#### Written request:
Look through the entries below and extract exactly the lines from the one containing "Recreate this image" through the one containing "0.198, 0.198, 0.198];", ends included.

Code that draws figures
• • •

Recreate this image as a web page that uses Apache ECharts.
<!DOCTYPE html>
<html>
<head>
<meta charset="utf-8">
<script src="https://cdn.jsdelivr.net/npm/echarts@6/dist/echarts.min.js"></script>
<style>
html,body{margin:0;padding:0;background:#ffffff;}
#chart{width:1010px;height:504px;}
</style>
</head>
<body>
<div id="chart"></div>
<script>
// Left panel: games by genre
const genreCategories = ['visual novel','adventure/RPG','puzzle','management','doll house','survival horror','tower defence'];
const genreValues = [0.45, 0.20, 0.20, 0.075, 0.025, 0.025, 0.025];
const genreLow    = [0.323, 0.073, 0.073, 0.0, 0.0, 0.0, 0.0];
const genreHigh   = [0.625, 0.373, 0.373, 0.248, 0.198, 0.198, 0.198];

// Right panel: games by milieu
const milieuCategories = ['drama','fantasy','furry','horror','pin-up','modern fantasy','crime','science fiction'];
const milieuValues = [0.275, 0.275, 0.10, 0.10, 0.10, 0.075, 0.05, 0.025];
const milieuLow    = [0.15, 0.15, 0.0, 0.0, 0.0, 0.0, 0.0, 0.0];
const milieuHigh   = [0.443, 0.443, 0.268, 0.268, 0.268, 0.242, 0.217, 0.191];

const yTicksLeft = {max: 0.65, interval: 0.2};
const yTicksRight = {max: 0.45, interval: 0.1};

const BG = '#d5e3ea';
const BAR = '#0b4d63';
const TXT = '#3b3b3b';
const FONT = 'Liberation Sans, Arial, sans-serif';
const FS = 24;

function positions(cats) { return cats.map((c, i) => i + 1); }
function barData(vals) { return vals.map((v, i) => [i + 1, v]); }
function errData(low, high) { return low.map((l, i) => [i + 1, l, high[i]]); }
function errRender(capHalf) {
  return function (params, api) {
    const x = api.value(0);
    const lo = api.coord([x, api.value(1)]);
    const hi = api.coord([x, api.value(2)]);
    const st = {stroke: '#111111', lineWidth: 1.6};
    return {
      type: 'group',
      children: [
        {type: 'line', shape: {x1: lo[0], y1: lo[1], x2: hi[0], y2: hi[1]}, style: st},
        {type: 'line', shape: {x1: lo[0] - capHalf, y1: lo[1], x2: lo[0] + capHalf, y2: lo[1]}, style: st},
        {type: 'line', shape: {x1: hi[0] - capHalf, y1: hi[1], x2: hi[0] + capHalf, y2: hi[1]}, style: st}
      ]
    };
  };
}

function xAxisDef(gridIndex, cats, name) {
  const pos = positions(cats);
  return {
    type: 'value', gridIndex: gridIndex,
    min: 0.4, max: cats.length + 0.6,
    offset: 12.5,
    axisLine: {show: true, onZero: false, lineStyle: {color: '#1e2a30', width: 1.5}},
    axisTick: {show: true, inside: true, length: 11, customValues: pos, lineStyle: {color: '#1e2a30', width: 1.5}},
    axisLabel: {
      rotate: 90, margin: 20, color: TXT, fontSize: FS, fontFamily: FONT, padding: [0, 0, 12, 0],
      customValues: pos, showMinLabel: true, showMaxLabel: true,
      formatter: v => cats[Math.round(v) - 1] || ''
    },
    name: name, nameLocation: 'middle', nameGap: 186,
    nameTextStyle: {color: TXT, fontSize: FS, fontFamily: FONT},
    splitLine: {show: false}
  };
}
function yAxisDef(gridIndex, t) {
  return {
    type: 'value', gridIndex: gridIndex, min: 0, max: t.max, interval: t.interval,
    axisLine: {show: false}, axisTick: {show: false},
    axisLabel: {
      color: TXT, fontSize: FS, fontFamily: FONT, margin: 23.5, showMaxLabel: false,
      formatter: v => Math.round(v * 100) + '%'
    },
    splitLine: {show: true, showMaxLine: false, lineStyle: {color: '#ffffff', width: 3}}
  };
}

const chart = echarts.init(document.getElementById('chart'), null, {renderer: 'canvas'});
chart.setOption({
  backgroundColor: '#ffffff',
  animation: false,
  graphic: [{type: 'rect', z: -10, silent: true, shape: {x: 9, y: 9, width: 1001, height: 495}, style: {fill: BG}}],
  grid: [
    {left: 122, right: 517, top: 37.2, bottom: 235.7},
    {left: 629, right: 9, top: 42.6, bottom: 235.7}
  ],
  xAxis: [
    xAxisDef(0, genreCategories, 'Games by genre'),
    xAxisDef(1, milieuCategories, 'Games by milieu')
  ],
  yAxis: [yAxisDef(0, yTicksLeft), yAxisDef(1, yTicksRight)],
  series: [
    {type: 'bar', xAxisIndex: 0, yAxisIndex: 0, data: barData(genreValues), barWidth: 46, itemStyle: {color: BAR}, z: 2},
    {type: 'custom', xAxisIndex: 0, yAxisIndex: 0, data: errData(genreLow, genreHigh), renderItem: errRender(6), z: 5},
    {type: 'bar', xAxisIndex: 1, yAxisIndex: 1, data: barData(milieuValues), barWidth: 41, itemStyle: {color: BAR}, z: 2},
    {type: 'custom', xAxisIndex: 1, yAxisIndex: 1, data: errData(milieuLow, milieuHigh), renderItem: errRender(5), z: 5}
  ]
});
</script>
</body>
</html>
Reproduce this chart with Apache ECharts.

• • •

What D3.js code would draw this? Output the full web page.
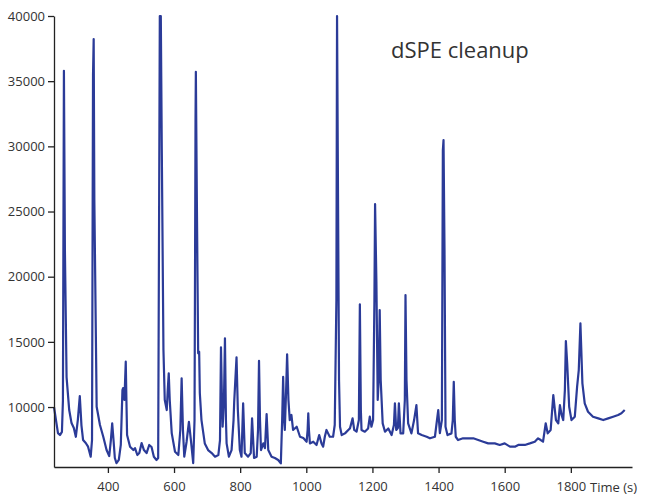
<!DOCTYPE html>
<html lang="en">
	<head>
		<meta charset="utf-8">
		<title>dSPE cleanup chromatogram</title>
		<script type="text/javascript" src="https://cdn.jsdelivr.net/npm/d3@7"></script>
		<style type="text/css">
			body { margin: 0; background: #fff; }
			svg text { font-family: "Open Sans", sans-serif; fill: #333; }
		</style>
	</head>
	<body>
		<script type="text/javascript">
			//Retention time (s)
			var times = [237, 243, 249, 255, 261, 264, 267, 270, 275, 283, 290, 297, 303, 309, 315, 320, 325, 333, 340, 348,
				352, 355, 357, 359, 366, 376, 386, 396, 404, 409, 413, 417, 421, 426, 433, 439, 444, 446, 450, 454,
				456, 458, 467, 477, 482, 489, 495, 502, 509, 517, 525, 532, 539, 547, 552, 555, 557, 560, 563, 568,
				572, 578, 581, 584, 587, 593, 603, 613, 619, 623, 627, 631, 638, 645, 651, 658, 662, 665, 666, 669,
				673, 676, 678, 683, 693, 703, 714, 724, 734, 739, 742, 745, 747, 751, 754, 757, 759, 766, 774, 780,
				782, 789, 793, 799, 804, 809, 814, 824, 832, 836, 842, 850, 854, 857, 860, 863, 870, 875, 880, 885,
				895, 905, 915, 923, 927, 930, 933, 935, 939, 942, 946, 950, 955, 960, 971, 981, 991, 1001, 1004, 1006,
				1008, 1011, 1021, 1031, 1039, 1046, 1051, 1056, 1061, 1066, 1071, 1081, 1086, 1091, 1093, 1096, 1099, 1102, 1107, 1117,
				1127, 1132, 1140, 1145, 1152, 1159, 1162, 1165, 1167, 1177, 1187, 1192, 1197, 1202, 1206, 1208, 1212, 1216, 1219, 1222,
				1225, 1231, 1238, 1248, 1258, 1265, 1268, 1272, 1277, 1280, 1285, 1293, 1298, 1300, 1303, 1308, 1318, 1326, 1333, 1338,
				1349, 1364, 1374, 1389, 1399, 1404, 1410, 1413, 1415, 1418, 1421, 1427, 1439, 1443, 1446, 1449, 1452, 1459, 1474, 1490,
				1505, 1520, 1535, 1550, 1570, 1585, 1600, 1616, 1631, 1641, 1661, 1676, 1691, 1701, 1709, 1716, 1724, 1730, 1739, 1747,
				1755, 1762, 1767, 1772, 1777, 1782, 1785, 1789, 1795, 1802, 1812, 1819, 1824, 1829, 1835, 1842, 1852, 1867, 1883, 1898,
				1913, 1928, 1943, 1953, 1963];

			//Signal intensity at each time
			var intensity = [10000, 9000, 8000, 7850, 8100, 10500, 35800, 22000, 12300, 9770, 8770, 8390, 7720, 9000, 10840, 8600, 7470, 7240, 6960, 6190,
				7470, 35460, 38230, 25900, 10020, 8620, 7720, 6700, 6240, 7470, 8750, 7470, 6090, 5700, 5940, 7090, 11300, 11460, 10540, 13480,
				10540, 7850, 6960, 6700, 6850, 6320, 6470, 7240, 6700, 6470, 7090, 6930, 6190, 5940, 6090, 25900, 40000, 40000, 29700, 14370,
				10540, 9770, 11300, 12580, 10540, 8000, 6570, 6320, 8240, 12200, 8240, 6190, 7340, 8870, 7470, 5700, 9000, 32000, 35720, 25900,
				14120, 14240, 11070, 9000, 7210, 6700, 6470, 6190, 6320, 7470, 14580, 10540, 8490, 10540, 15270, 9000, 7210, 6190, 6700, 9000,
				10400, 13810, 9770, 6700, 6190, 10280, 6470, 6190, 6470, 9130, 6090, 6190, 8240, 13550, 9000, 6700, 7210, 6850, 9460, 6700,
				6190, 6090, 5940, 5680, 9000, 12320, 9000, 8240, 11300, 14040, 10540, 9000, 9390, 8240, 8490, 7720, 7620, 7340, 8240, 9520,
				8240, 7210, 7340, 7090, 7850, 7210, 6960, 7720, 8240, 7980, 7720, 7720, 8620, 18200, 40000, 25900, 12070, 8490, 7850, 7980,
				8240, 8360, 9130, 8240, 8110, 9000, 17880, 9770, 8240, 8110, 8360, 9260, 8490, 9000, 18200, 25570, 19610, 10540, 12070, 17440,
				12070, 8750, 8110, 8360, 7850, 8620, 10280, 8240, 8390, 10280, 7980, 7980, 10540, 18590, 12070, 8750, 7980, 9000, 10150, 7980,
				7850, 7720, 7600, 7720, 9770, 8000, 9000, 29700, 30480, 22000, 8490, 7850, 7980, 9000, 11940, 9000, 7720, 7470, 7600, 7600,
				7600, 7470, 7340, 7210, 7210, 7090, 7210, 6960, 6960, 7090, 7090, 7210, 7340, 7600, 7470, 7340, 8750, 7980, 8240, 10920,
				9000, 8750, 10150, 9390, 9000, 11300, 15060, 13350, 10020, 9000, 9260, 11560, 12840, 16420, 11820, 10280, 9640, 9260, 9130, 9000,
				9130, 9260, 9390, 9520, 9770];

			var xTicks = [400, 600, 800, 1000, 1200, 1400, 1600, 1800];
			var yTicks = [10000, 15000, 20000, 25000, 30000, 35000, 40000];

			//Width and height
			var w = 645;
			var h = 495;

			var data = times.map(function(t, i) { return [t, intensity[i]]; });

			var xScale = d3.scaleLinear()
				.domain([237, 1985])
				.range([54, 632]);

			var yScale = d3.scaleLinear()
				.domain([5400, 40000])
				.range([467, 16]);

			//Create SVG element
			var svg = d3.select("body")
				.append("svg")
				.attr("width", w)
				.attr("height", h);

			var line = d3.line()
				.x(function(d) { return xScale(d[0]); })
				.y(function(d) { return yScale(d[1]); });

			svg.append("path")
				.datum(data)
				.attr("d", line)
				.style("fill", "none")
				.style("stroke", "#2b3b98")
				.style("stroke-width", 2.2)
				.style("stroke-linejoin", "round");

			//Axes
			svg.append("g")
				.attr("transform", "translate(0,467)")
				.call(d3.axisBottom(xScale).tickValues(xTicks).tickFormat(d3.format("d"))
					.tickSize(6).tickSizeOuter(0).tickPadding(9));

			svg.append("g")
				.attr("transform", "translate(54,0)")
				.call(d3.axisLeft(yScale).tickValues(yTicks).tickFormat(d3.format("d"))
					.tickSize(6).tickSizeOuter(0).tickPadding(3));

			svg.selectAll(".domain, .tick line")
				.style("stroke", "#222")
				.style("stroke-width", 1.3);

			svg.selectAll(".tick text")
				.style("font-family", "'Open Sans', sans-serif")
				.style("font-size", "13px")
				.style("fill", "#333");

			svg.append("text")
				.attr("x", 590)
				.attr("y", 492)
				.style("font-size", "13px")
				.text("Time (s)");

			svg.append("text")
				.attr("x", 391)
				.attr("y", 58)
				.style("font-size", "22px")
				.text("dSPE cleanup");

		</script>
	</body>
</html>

• • •

#### The reply:
Recreate this image as a web page that uses Apache ECharts.
<!DOCTYPE html>
<html>
<head>
<meta charset="utf-8">
<script src="https://cdn.jsdelivr.net/npm/echarts@6/dist/echarts.min.js"></script>
<style>
html,body{margin:0;padding:0;background:#ffffff;}
#chart{width:1010px;height:504px;}
</style>
</head>
<body>
<div id="chart"></div>
<script>
// Left panel: games by genre
const genreCategories = ['visual novel','adventure/RPG','puzzle','management','doll house','survival horror','tower defence'];
const genreValues = [0.45, 0.20, 0.20, 0.075, 0.025, 0.025, 0.025];
const genreLow    = [0.323, 0.073, 0.073, 0.0, 0.0, 0.0, 0.0];
const genreHigh   = [0.625, 0.373, 0.373, 0.248, 0.198, 0.198, 0.198];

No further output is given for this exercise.